Once defined your website will have a true north, helping you present a consistent, synchronized message that regardless of platform – Twitter, Facebook, e-mail, shouting at random people walking past the office window – always reinforces your core values.
This also helps your staff. A defined message keeps everyone on the same page, as it were, in working towards the same goal and/or purpose.
Hone Your Online Message
To help blueprint your online core message ask yourself:
- Who is your target audience? The narrower the better. Focus on one rather than some. Identifying your exact audience makes it easier to streamline your message to their exact needs.
- What’s your unique selling point? What can you offer that others can’t. Again, be specific. If your website’s purpose is to galvanize support for say saving whales your selling point must be more than because I like whales. There are many other organizations and websites promoting this same cause. Determine what is it that ONLY you can offer that these other save the whale campaigns can’t. Is it funding? Is it government backing? Is it access to those high-speed rubber boats Greenpeace is famous for? Find your difference and then use it to set up a benefit for your audience.
- What’s your call to action? What is it you hope to achieve with your website? Do you want visitors to provide funding? Attend a rally in Washington DC? Write their congressman?

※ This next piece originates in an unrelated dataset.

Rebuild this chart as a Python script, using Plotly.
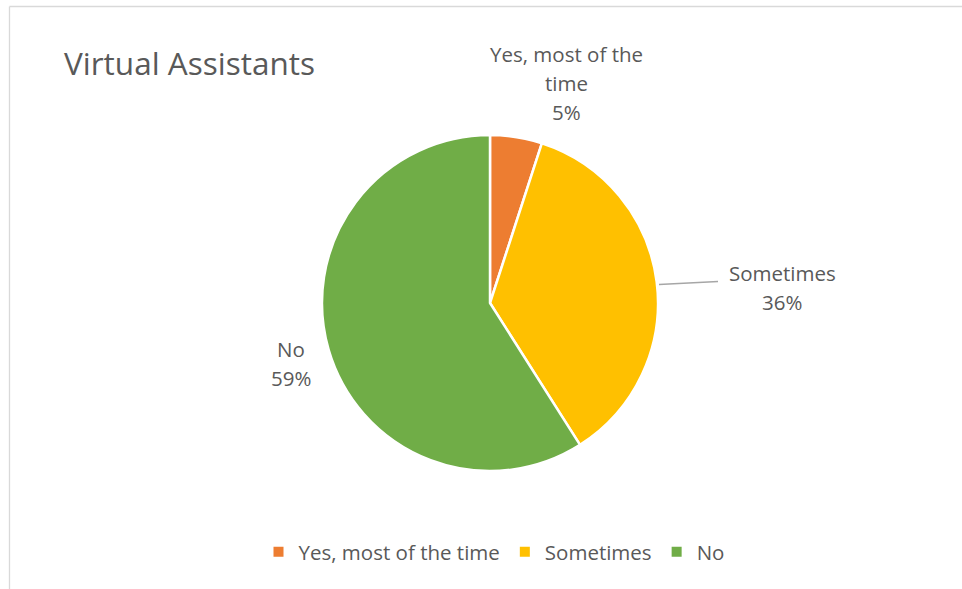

Don’t assume your audience will know what to do. Your call to action should serve as a bridge between needs and results.
To help with answering these questions study other websites, including, if applicable, your competitors. Look at both good and bad websites. Make notes what you like and dislike, heeding close attention to all facets. Is it the cause or product that appeals to you? Or is it the content itself? Or maybe the images? Or even the color choices?
The more notes the better. For just as it takes 40 gallons of sap of produce one gallon of maple syrup, it takes a lot of input to create an effective, to-the-point core message.
Take time with this. Don’t rush it. Make sure you’ve got it right. For there’s an old Tao saying that says, “Once a statue is finished, it’s too late to change the arms.”